The file on each case was typically 1000 pages or more, Venter said.
In 2006-07, the ministry established a historic claims team dedicated to investigating allegations of neglect or abuse by people in the care of Child, Youth and Family and its predecessors.
Of the 43 apologies, just one was made in 2009. Six were made in 2010, nine in 2011, 13 in 2012, nine last year, and five in the year to September 25.
Among the payments were two for $25,000 to the victims of Hawke's Bay foster parents Annette-Maree and Anthony Frantzetis, both of whom will be sentenced next week for wilfully ill-treating children in their care between 1998 and 2008.

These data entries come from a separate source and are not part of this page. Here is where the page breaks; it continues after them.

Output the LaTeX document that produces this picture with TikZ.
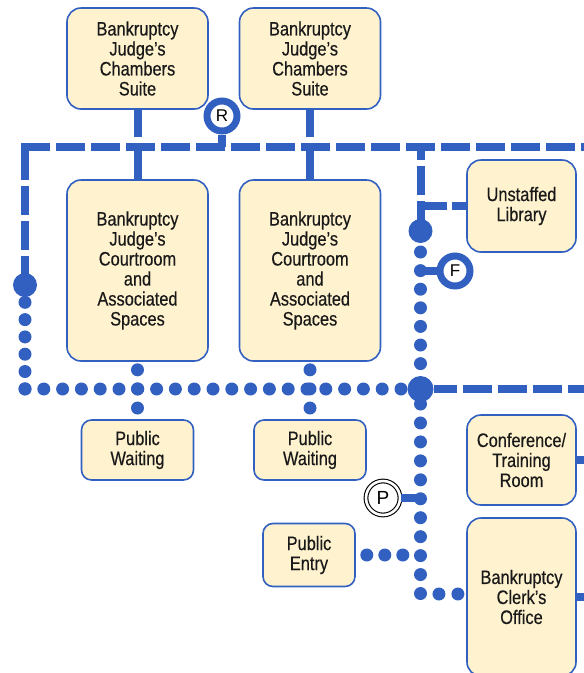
\documentclass[tikz,border=0pt]{standalone}
\usepackage{fontspec}
\setmainfont[FakeStretch=0.84,FakeBold=0.4]{Liberation Sans}
\newfontfamily\markfont{Liberation Sans}
\usetikzlibrary{calc}

\definecolor{planblue}{RGB}{50,96,192}
\definecolor{roomfill}{RGB}{255,242,206}

\begin{document}
\begin{tikzpicture}[x=1pt,y=-1pt,
        room/.style={draw=planblue,line width=1.6pt,fill=roomfill,rounded corners=14pt,
            align=center,inner sep=0pt,text=black!90,font=\fontsize{19.5}{20}\selectfont},
        smallroom/.style={room,rounded corners=10pt},
        corridor/.style={draw=planblue,line width=8pt},
        corrdash/.style={corridor,dash pattern=on 29pt off 6pt},
        corrdot/.style={draw=planblue,line width=13pt,line cap=round,dash pattern=on 0pt off #1},
        corrdot/.default=19pt,
        bigdot/.style={circle,fill=planblue,inner sep=0pt,minimum size=#1},
        bigdot/.default=24pt,
        ring/.style={circle,draw=planblue,line width=7pt,fill=white,inner sep=0pt,
            minimum size=30pt,font=\markfont\fontsize{17}{17}\selectfont},
        pring/.style={circle,draw=black,line width=1.1pt,double=white,double distance=2.6pt,
            fill=white,inner sep=0pt,minimum size=34pt,font=\markfont\fontsize{19}{19}\selectfont}]
        \useasboundingbox (0,0) rectangle (584,673);
        % judges' suites, one column each
        \foreach \c/\x in {1/137.5,2/310}{
            \node[room,minimum width=141pt,minimum height=101pt] (ch\c) at (\x,58.5){Bankruptcy\\Judge’s\\Chambers\\Suite};
            \node[room,minimum width=141pt,minimum height=181pt] (ct\c) at (\x,270.5){Bankruptcy\\Judge’s\\Courtroom\\and\\Associated\\Spaces};
            \node[smallroom,minimum width=112pt,minimum height=60pt] (pw\c) at (\x,450){Public\\Waiting};
        }
        \node[room,minimum width=109pt,minimum height=92pt] (lib) at (521.5,206){Unstaffed\\Library};
        \node[room,minimum width=109pt,minimum height=90pt] (conf) at (521.5,460){Conference/\\Training\\Room};
        \node[room,minimum width=109pt,minimum height=158pt] (clerk) at (521.5,597){Bankruptcy\\Clerk’s\\Office};
        \node[smallroom,minimum width=92pt,minimum height=63pt] (entry) at (309,555){Public\\Entry};
        % junctions and markers
        \coordinate (corrw) at (21,147);
        \coordinate (corre) at (584,147);
        \coordinate (sw) at (25,389);
        \coordinate (turn) at (420.5,594);
        \node[bigdot] (ldot) at (25,285){};
        \node[bigdot] (fdot) at (420.5,231){};
        \node[bigdot=26pt] (hub) at (420.5,389){};
        \node[ring] (rmark) at (222,116){R};
        \node[ring] (fmark) at (455,271){F};
        \node[pring] (pmark) at (383,498){P};
        % restricted corridor
        \draw[corrdash] (corrw) -- (corre);
        \draw[corrdash] ($(corrw)+(4,4)$) -- (ldot.center);
        \draw[corrdash,dash phase=20pt] ($(corrw -| fdot)+(0,4)$) -- (fdot.center);
        \draw[corrdash,dash pattern=on 14pt off 5pt on 100pt off 5pt] (lib.west) -- (lib.west -| fdot);
        \draw[corrdash,dash phase=6pt] (hub.east) -- (hub.east -| corre);
        \draw[corridor] (rmark.south) -- (rmark.south |- corrw);
        \foreach \c in {1,2}{
            \draw[corridor] (ch\c.south) -- ($(ch\c.south |- corrw)+(0,-10)$);
            \draw[corridor] (ct\c.north) -- (ct\c.north |- corrw);
            \draw[corrdot=19.1pt] ($(ct\c.south)+(0,8)$) -- ($(pw\c.north)+(0,-11)$);
        }
        % public circulation
        \draw[corrdot=17.3pt] (ldot.center) -- (sw);
        \draw[corrdot=18.8pt] (sw) -- (hub.center);
        \draw[corrdot=18.6pt] ($(fdot)+(0,21)$) -- ($(hub)+(0,-25)$);
        \draw[corrdot=18.95pt] ($(hub)+(0,15)$) -- (turn) -- ($(clerk.west |- turn)+(-8,0)$);
        \draw[corrdot=18pt] ($(entry.east)+(11,0)$) -- ($(entry.east)+(47,0)$);
        \draw[corridor] (fmark.west) -- (fmark.west -| fdot);
        \draw[corridor] (pmark.east) -- (pmark.east -| fdot);
        \draw[corridor] (conf.east) -- (conf.east -| corre);
        \draw[corridor] (clerk.east) -- (clerk.east -| corre);
\end{tikzpicture}
\end{document}
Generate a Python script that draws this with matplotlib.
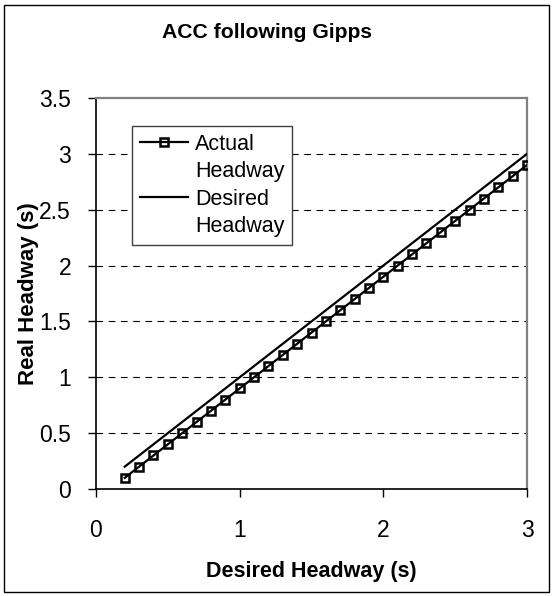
import numpy as np
import matplotlib
matplotlib.use("Agg")
import matplotlib.pyplot as plt
from matplotlib.patches import Rectangle
from matplotlib.lines import Line2D

plt.rcParams["font.family"] = ["Liberation Sans", "DejaVu Sans"]

# data
desired = [0.2, 0.3, 0.4, 0.5, 0.6, 0.7, 0.8, 0.9, 1.0, 1.1, 1.2, 1.3, 1.4, 1.5,
           1.6, 1.7, 1.8, 1.9, 2.0, 2.1, 2.2, 2.3, 2.4, 2.5, 2.6, 2.7, 2.8, 2.9, 3.0]
actual = [0.1, 0.2, 0.3, 0.4, 0.5, 0.6, 0.7, 0.8, 0.9, 1.0, 1.1, 1.2, 1.3, 1.4,
          1.5, 1.6, 1.7, 1.8, 1.9, 2.0, 2.1, 2.2, 2.3, 2.4, 2.5, 2.6, 2.7, 2.8, 2.9]
yticks = [0, 0.5, 1, 1.5, 2, 2.5, 3, 3.5]
ytick_labels = ["0", "0.5", "1", "1.5", "2", "2.5", "3", "3.5"]
xticks = [0, 1, 2, 3]

W, H = 554, 596
fig = plt.figure(figsize=(W / 100, H / 100), dpi=100)
fig.patches.append(Rectangle((4/W, 4/H), 545/W, 587/H, transform=fig.transFigure,
                             fill=False, edgecolor="black", linewidth=1))
ax = fig.add_axes([96/W, 1 - 489/H, 431/W, 391/H])

ax.plot(desired, actual, color="black", lw=1.6, marker="s", markersize=5.8,
        markerfacecolor="none", markeredgecolor="black", markeredgewidth=1.8, zorder=3)
ax.plot(desired, desired, color="black", lw=1.6, zorder=3)

ax.set_xlim(0, 3)
ax.set_ylim(0, 3.5)
ax.set_xticks(xticks)
ax.set_yticks(yticks)
ax.set_yticklabels(ytick_labels)
for y in yticks[1:-1]:
    ax.axhline(y, color="black", lw=0.8, dashes=(6, 5), zorder=1)

for s in ["top", "right"]:
    ax.spines[s].set_color("#808080")
    ax.spines[s].set_linewidth(1.6)
ax.spines["left"].set_linewidth(1.2)
ax.spines["bottom"].set_linewidth(1.2)
ax.tick_params(direction="out", width=1, labelsize=16.5)
ax.tick_params(axis="x", length=5.5, pad=16)
ax.tick_params(axis="y", length=6, pad=12)

ax.set_xlabel("Desired Headway (s)", fontsize=15.5, fontweight="bold")
ax.xaxis.label.set_va("center")
ax.xaxis.set_label_coords(0.5, (489 - 572) / 391)
ax.set_ylabel("Real Headway (s)", fontsize=16, fontweight="bold")
ax.yaxis.label.set_va("center")
ax.yaxis.set_label_coords((29 - 96) / 431, 0.5)
fig.text(267 / W, 1 - 32 / H, "ACC following Gipps", ha="center", va="center",
         fontsize=15.2, fontweight="bold")

# legend: second line of each label on its own row so the key sits by the first line
handles = [Line2D([], [], color="black", lw=1.6, marker="s", markersize=5.8,
                  markerfacecolor="none", markeredgewidth=1.8),
           Line2D([], [], color="none"),
           Line2D([], [], color="black", lw=1.6),
           Line2D([], [], color="none")]
labels = ["Actual", "Headway", "Desired", "Headway"]
leg = ax.legend(handles, labels, loc="upper left", bbox_to_anchor=(36/431, 1 - 28/391),
                fontsize=15.5, frameon=True, fancybox=False, edgecolor="#404040",
                handlelength=2.23, handletextpad=0.33, borderpad=0.37,
                labelspacing=0.3, borderaxespad=0, framealpha=1)
leg.get_frame().set_linewidth(1)

fig.savefig("out.png", dpi=100, facecolor="white")
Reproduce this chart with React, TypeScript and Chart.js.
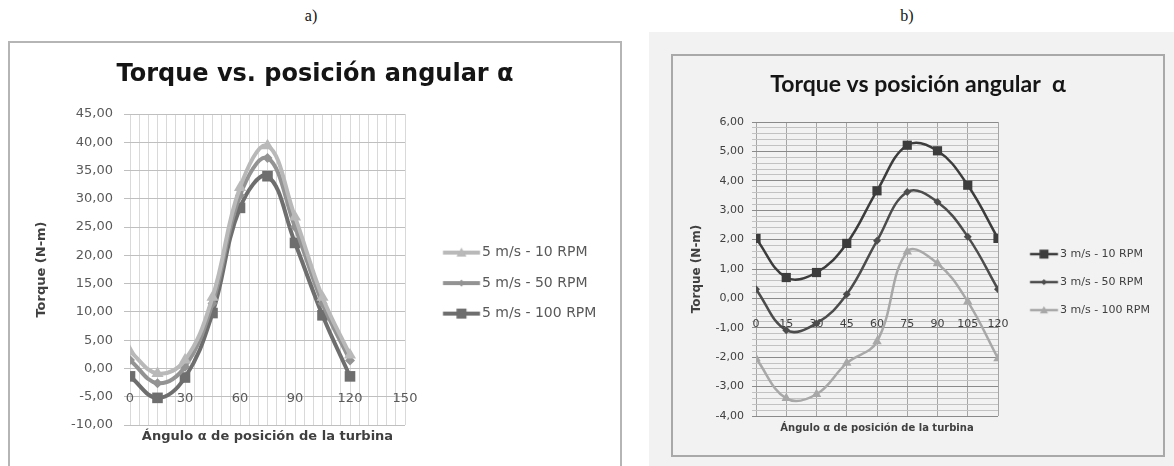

Venter said the Frantzetises' victims experienced physical and emotional abuse, which "the ministry acknowledged by apologising to the people involved".
The couple were found guilty after a seven-day judge-alone trial in Napier District Court last month.
Annette-Maree Frantzetis, 52, was found guilty on six charges, including three representative charges of wilfully ill-treating three children, two charges of assaulting two children with a wooden spoon and one charge of assaulting a child with a hearth brush.
Anthony, 51, was guilty of a representative charge of willfully ill-treating one child.
Judge Tony Adeane said evidence provided by the children's teachers gave the "clear overall impression of neglect and mistreatment".